■ What is being asked: Copy word for word the lines in the records below, starting at the line with "Rebuild this chart" and ending at the line with "ax.set_ylim(0, 100)". Skip the pictures.

■ Entries:
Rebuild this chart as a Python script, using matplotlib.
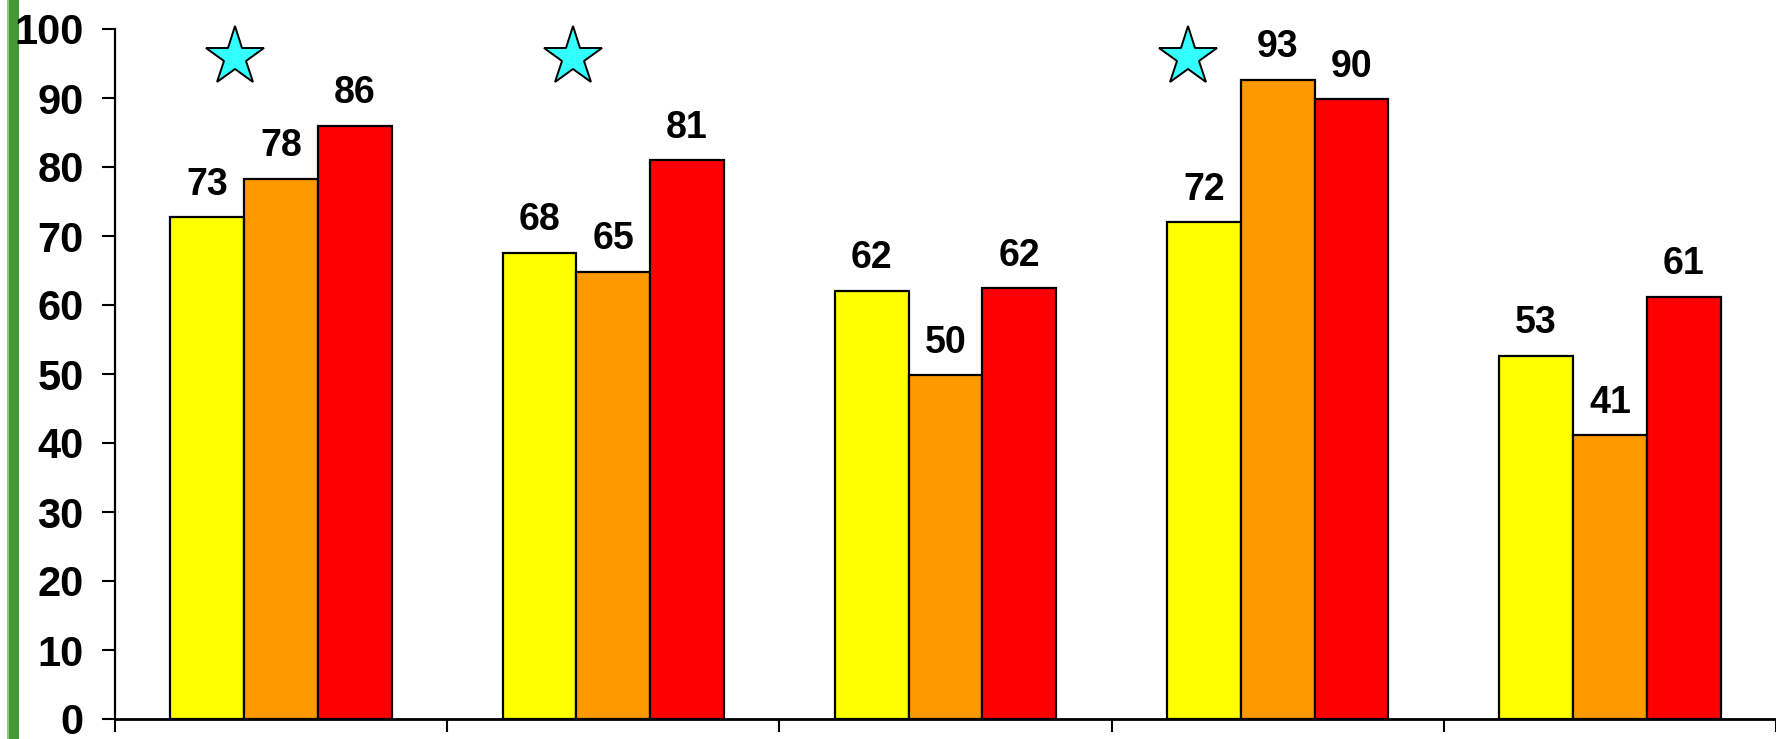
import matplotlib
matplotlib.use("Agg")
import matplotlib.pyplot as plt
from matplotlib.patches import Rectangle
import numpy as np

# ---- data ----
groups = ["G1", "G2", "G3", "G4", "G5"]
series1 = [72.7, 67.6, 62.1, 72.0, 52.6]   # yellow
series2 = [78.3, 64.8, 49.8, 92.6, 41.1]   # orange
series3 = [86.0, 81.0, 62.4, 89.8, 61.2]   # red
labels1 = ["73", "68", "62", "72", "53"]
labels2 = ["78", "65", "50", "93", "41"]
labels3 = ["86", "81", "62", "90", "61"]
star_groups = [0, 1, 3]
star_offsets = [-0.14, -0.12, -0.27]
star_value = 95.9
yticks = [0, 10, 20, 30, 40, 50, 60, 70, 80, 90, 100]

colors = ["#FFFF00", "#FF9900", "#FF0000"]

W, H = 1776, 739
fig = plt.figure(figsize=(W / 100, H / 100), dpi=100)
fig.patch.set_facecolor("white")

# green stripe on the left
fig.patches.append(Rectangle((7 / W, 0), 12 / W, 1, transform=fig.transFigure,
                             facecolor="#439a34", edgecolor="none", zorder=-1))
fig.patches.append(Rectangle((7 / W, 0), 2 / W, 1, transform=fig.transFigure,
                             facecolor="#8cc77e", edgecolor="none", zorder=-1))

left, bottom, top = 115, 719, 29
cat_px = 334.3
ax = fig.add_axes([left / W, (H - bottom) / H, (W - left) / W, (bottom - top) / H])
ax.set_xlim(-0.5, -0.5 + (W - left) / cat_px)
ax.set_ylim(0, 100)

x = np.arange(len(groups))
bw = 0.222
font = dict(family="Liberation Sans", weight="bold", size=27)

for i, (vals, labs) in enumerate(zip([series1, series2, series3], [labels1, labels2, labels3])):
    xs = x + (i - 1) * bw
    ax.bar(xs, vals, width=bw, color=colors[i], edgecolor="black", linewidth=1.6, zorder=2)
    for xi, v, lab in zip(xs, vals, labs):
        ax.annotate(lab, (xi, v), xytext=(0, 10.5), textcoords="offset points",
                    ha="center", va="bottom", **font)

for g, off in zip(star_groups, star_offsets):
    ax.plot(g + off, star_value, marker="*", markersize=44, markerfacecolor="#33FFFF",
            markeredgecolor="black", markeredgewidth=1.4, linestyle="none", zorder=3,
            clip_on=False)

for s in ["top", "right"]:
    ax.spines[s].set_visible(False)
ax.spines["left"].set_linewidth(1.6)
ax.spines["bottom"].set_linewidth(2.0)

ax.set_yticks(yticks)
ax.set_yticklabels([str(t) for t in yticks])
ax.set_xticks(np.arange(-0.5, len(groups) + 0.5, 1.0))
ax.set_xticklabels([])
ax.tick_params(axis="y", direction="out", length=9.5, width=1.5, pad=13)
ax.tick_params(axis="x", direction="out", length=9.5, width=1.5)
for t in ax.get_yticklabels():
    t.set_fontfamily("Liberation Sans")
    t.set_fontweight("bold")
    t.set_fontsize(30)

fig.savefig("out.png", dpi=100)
--
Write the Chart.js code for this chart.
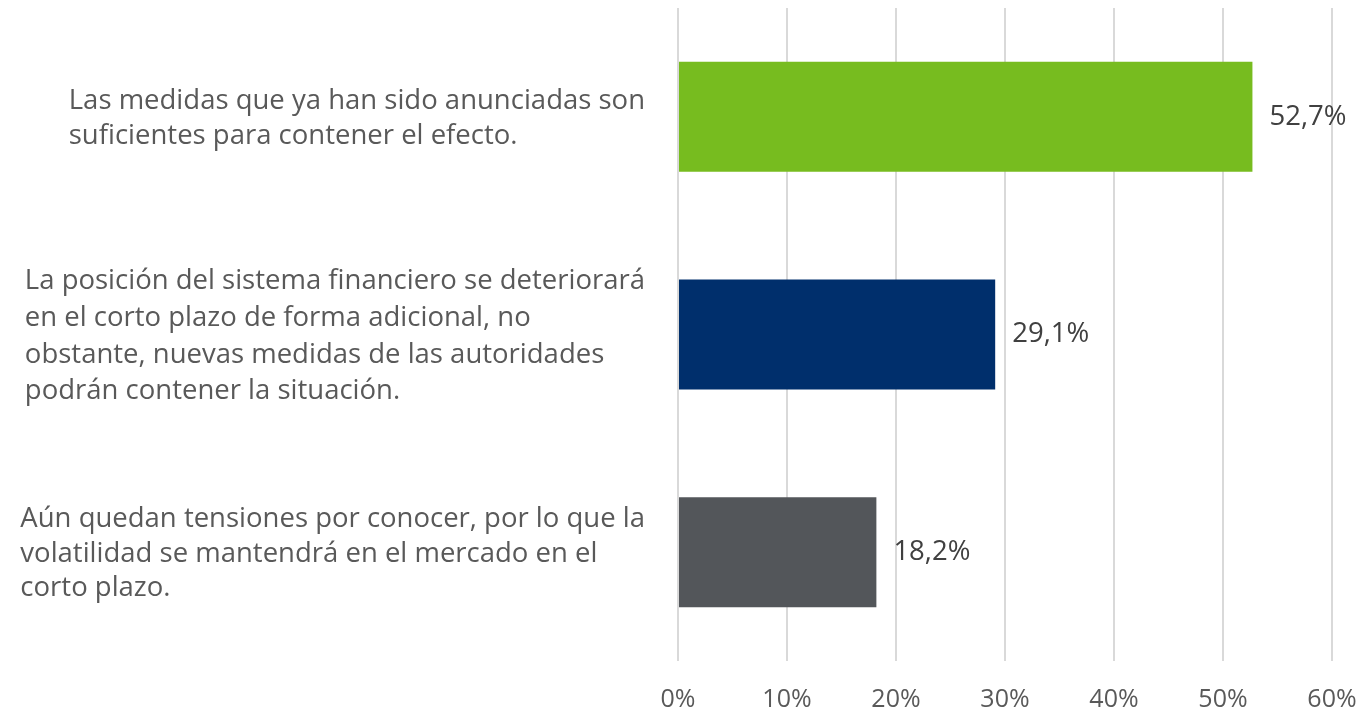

■ Written solution:
Rebuild this chart as a Python script, using matplotlib.
import matplotlib
matplotlib.use("Agg")
import matplotlib.pyplot as plt
from matplotlib.patches import Rectangle
import numpy as np

# ---- data ----
groups = ["G1", "G2", "G3", "G4", "G5"]
series1 = [72.7, 67.6, 62.1, 72.0, 52.6]   # yellow
series2 = [78.3, 64.8, 49.8, 92.6, 41.1]   # orange
series3 = [86.0, 81.0, 62.4, 89.8, 61.2]   # red
labels1 = ["73", "68", "62", "72", "53"]
labels2 = ["78", "65", "50", "93", "41"]
labels3 = ["86", "81", "62", "90", "61"]
star_groups = [0, 1, 3]
star_offsets = [-0.14, -0.12, -0.27]
star_value = 95.9
yticks = [0, 10, 20, 30, 40, 50, 60, 70, 80, 90, 100]

colors = ["#FFFF00", "#FF9900", "#FF0000"]

W, H = 1776, 739
fig = plt.figure(figsize=(W / 100, H / 100), dpi=100)
fig.patch.set_facecolor("white")

# green stripe on the left
fig.patches.append(Rectangle((7 / W, 0), 12 / W, 1, transform=fig.transFigure,
                             facecolor="#439a34", edgecolor="none", zorder=-1))
fig.patches.append(Rectangle((7 / W, 0), 2 / W, 1, transform=fig.transFigure,
                             facecolor="#8cc77e", edgecolor="none", zorder=-1))

left, bottom, top = 115, 719, 29
cat_px = 334.3
ax = fig.add_axes([left / W, (H - bottom) / H, (W - left) / W, (bottom - top) / H])
ax.set_xlim(-0.5, -0.5 + (W - left) / cat_px)
ax.set_ylim(0, 100)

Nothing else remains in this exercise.